A computer cluster consists of multiple racks that consists of computers. There are no peripheral devices (keyboard/mice), meaning no direct Shell access to these devices. However, all of these are connected through a top node/host computer that is connected to the internet.

System Cluster

These computers can be called, nodes, hosts or just computers and are usually denoted with names that move up in order such as ma001.. ma002 and forward
All of these computers are connected together through ethernet or a similar connection

The head node/login node is the only one that is connected to the internet. There can be many head nodes but what is important is that there are a lot more ‘worker’ nodes that are not connected to the internet.

Additionally, there are storage clusters that are used with network storage or storage arrays. These are a shared resource including the computer cluster.

Each node on the cluster has a purpose and trying to complete all tasks on one head node would most likely result in a crash.

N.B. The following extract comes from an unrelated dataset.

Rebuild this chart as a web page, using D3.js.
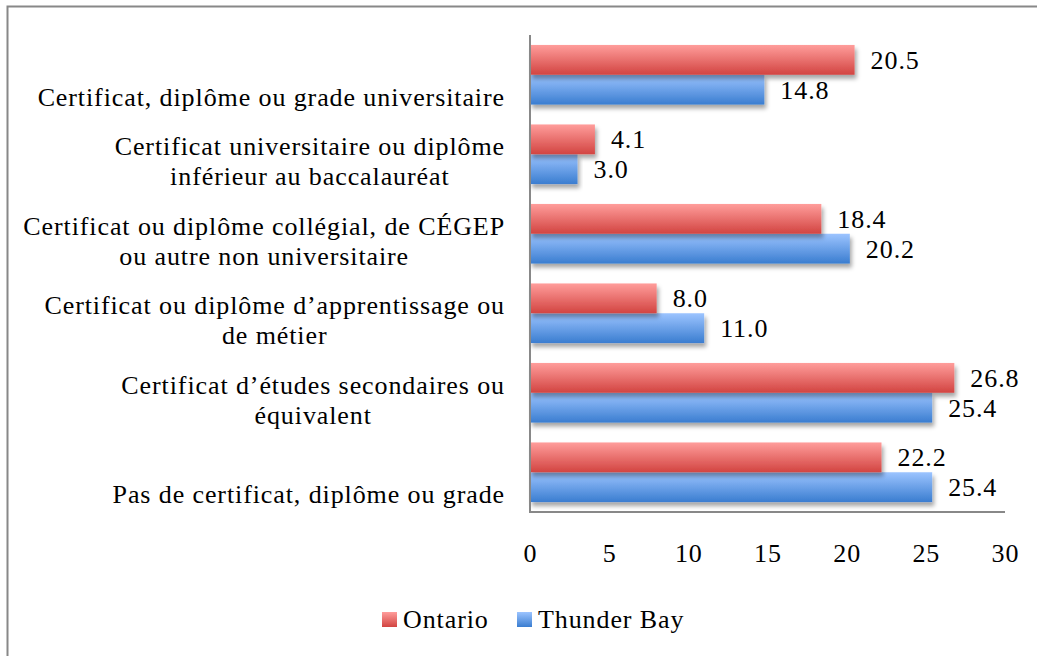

First you would login into the head node to access our storage array, then when we would like to perform an operation we move to one of our other working cluster nodes. This worker/compute node will access the same information from the storage arrays. Therefore, where our calculations come from in this cluster does not matter. It will all be duplicate information.


Where do we run code or run our programs?

Teacher Hands out HW

If we have only two or three people we can just say, “Hey Bill, I’m using ma001, ma002 and ma003 today.” Then you would just use ma004… and so on. However, what do we do when we have many others?

We then use something called Dynamic Resource Manager (Scheduler) and make a job script saying what we want done. The name of the program, where to find input and where to place the output. This is submitted to the scheduler and decides where to run this code. It will choose an open worker to use and schedules them so there are no conflicts.

Once done, output will be placed where you specified. You can then collect your information through the head node once your program has run through the DRM/Scheduler.